Kurnia mengatakan ada dua kejadian penting yang harus mesti dicermati dalam peristiwa OTT tersebut. Pertama, KPK dinilai terbukti lambat dalam melakukan penggeledahan di kantor DPP PDI Perjuangan pada Kamis (9/1/2020).
Menurut Kurnia, hal ini disebabkan Pasal 37 B ayat (1) di UU baru KPK hasil revisi yang menyebutkan bahwa tindakan penggeledahan harus atas seizin Dewan Pengawas KPK.
Sebaliknya, dalam UU KPK sebelum revisi yaitu UU No. 30/2002 untuk melakukan penggeledahan yang sifatnya mendesak tidak dibutuhkan izin terlebih dahulu dari pihak manapun.
"Logika sederhana saja sebenarnya, bagaimana mungkin tindakan penggeledahan yang bertujuan untuk mencari dan menemukan bukti dapat berjalan dengan tepat serta cepat jika harus menunggu izin dari Dewan Pengawas?," tutur dia.
Belum lagi, lanjut dia, persoalan waktu dalam proses administrasi dari izin Dewas KPK. Waktu yang lama itu disebut dapat dipergunakan pelaku korupsi untuk menyembunyikan bahkan menghilangkan bukti-bukti.
Kedua, kejadian penting lainnya terjadi saat tim penyelidik KPK diduga dihalang-halangi saat menangani perkara tersebut.
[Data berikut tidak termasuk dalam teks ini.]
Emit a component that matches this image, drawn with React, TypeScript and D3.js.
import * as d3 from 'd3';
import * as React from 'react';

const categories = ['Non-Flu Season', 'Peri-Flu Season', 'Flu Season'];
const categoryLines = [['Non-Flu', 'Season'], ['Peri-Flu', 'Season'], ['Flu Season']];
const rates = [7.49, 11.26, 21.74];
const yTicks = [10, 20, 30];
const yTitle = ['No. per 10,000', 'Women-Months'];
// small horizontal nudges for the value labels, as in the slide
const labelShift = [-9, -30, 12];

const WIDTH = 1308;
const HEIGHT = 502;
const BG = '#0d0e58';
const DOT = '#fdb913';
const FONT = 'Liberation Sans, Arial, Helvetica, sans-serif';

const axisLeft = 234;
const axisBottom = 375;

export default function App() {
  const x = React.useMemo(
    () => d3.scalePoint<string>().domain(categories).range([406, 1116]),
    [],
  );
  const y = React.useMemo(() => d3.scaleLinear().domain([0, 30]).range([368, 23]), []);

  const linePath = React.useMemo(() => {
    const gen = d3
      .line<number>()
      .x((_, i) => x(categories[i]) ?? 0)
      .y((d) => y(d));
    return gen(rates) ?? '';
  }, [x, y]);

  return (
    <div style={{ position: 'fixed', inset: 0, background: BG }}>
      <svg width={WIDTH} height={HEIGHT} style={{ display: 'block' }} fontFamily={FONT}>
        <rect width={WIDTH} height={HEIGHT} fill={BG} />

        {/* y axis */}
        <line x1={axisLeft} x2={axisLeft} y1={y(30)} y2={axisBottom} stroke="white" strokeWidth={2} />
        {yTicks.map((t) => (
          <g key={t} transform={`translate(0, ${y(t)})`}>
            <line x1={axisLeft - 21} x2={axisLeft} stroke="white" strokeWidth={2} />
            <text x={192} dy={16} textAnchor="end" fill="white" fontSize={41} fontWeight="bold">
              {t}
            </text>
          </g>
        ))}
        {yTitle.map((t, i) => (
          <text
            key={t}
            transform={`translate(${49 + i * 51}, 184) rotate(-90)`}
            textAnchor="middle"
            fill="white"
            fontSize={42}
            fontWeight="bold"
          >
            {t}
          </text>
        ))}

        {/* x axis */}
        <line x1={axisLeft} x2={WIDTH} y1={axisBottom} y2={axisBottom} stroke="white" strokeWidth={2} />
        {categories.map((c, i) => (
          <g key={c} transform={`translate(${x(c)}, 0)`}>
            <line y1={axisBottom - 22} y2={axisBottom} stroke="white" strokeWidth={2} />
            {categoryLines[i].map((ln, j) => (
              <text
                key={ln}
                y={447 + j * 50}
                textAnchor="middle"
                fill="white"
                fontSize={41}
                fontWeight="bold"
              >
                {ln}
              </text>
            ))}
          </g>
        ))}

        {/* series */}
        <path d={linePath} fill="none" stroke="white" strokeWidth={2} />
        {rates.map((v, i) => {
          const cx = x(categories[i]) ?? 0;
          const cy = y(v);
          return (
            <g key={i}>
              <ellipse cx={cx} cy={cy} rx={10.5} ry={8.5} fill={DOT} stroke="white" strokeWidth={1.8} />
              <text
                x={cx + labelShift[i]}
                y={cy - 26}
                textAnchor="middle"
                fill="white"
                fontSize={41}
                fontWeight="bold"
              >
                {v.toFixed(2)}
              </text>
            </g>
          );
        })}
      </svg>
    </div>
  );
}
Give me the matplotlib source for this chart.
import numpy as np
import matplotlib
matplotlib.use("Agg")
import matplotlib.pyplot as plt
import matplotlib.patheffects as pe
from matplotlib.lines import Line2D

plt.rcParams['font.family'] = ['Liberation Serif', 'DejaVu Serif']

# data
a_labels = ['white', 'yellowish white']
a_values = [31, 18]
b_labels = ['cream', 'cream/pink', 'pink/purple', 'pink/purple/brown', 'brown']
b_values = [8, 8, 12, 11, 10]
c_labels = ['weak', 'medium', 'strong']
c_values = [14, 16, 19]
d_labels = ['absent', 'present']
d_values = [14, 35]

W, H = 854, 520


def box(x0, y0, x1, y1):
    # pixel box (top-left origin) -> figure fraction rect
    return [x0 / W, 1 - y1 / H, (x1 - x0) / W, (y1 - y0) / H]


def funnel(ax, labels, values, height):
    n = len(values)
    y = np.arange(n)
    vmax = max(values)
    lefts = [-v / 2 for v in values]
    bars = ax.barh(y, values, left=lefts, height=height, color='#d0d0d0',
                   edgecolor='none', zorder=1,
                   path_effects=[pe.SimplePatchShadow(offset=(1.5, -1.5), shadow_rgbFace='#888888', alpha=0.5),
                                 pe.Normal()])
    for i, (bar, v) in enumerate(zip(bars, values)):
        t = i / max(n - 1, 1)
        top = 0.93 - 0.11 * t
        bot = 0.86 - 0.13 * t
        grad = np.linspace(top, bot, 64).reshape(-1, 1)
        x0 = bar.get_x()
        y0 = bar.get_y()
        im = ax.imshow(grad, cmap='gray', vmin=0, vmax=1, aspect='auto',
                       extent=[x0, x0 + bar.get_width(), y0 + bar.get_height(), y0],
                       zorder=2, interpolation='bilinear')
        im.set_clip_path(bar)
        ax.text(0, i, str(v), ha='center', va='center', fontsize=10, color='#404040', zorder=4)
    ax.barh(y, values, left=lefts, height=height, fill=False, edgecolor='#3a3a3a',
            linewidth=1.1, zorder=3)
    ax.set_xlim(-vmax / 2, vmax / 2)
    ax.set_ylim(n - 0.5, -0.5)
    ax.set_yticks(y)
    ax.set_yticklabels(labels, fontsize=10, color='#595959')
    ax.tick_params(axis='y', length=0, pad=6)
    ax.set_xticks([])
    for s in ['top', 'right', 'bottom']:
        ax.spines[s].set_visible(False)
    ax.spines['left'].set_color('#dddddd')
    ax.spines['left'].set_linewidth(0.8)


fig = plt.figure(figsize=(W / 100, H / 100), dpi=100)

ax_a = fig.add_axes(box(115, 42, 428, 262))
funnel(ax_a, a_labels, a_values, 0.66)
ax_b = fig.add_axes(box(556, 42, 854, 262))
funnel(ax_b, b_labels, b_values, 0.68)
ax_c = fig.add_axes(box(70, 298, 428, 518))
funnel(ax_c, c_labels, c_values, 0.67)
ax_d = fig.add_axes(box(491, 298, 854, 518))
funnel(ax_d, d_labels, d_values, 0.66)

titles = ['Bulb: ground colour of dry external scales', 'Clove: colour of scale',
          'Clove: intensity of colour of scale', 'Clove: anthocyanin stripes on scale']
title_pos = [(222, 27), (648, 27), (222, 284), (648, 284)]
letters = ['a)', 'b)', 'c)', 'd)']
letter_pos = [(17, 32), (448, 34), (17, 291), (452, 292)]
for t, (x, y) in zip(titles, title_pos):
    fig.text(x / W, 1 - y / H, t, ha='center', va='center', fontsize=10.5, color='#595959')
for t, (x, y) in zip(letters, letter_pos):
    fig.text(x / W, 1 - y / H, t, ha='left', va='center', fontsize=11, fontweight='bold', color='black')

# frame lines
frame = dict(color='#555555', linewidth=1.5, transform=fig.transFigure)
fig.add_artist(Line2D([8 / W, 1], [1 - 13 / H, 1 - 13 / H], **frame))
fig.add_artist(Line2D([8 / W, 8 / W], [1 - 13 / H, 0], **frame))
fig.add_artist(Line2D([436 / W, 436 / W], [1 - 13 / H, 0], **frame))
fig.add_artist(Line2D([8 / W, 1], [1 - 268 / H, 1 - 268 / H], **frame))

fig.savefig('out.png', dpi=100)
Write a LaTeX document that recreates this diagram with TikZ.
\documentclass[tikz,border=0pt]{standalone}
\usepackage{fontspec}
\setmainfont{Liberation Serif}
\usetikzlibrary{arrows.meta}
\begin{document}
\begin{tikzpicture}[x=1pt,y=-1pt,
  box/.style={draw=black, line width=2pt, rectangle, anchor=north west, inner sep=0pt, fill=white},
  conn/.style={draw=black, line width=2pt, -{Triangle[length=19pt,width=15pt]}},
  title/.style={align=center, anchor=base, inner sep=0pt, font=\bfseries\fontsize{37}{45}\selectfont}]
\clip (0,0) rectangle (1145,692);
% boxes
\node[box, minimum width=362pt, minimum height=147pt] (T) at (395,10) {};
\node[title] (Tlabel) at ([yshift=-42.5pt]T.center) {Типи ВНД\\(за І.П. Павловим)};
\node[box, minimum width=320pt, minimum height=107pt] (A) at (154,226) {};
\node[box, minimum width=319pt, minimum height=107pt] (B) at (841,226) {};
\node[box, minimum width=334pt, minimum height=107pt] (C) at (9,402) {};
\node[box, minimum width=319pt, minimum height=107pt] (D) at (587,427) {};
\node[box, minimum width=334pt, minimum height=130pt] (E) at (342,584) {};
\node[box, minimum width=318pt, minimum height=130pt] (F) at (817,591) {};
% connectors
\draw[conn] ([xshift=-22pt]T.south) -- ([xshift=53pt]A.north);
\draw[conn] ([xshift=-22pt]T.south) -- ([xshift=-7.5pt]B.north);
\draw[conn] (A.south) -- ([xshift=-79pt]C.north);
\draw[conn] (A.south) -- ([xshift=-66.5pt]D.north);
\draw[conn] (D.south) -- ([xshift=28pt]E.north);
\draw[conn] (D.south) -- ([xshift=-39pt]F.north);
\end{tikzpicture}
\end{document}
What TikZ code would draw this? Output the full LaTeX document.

Dia menegaskan bahwa upaya menghalang-halangi proses hukum dapat diancam dengan pidana penjara 12 tahun menggunakan Pasal 21 UU tentang tindak pidana korupsi.
"Dengan kondisi seperti ini dapat disimpulkan bahwa narasi penguatan yang selama ini diucapkan oleh Presiden dan DPR hanya ilusi semata," katanya.
Sebab, kata Kurnia, berlakunya UU baru KPK justru terbukti menyulitkan penegakan hukum yang dilakukan oleh lembaga antirasuah tersebut.
Dalam kasus ini, KPK telah menetapkan empat orang sebagai tersangka. Mereka adalah Komisioner KPU Wahyu Setiawan, mantan anggota Bawaslu Agustiani Tio Fridelina yang juga orang kepercayaan Wahyu; kader PDIP Harun Masiku; dan Saeful Bahri selaku swasta.
Penetapan tersangka menyusul operasi tangkap tangan KPK di Jakarta, Depok, dan Banyumas dengan mengamankan delapan orang dan uang Rp400 juta dalam valuta Sin$ pada Rabu dan Kamis 8 - 9 Januari 2020.
KPK menduga Wahyu Setiawan melalui Agustiani yang juga orang kepercayannya menerima suap guna memuluskan caleg PDIP Harun Masiku menjadi anggota DPR melalui mekanisme pengganti antar waktu (PAW) untuk mengganti posisi Nazarudin Kiemas yang wafat pada Maret 2019.
Namun, dalam rapat pleno KPU memutuskan bahwa pengganti almarhum Nazarudin adalah caleg lain atas nama Riezky Aprilia. Terdapat usaha agar Wahyu tetap mengusahakan nama Harun sebagai penggantinya.
Awalnya, Wahyu meminta Rp900 juta untuk dana operasional dalam membantu penetapan Harun sebagai anggota DPR RI pengganti antar waktu tersebut. Dari serangkaian uang yang dialirkan, diduga Wahyu telah menerima Rp600 juta baik langsung maupun melalui Agustiani.
Adapun sumber uang Rp400 juta dari tangan Agustiani yang diduga ditujukan untuk Wahyu masih didalami KPK. Diduga dana itu dialirkan pengurus partai PDIP.
Wahyu kini resmi ditahan di rutan Pomdam Jaya Guntur usai menjalani pemeriksaan intensif dalam waktu 1x24 jam.
Sementara tersangka lain, Agustiani Tio Fridelina ditahan di rutan K4 yang berada tepat di belakang Gedung Merah Putih KPK.
Adapun tersangka Saeful selaku terduga pemberi suap ditahan di rutan gedung KPK lama Kavling C1, sedangkan kader PDIP Harun Masiku masih buron.
Wahyu Setiawan dan Agustiani disangkakan melanggar Pasal 12 ayat (1) huruf a atau b atau Pasal 11 Undang Undang tentang Pemberantasan Tindak Pidana Korupsi juncto Pasal 55 ayat (1) ke-1 KUHP.
Harun Masiku dan Saeful disangkakan melanggar pasal 5 ayat 1 huruf a atau b atau Pasal 13 Undang Undang tentang Pemberantasan Tindak Pidana Korupsi juncto Pasal 55 ayat (1) ke-1 KUHP.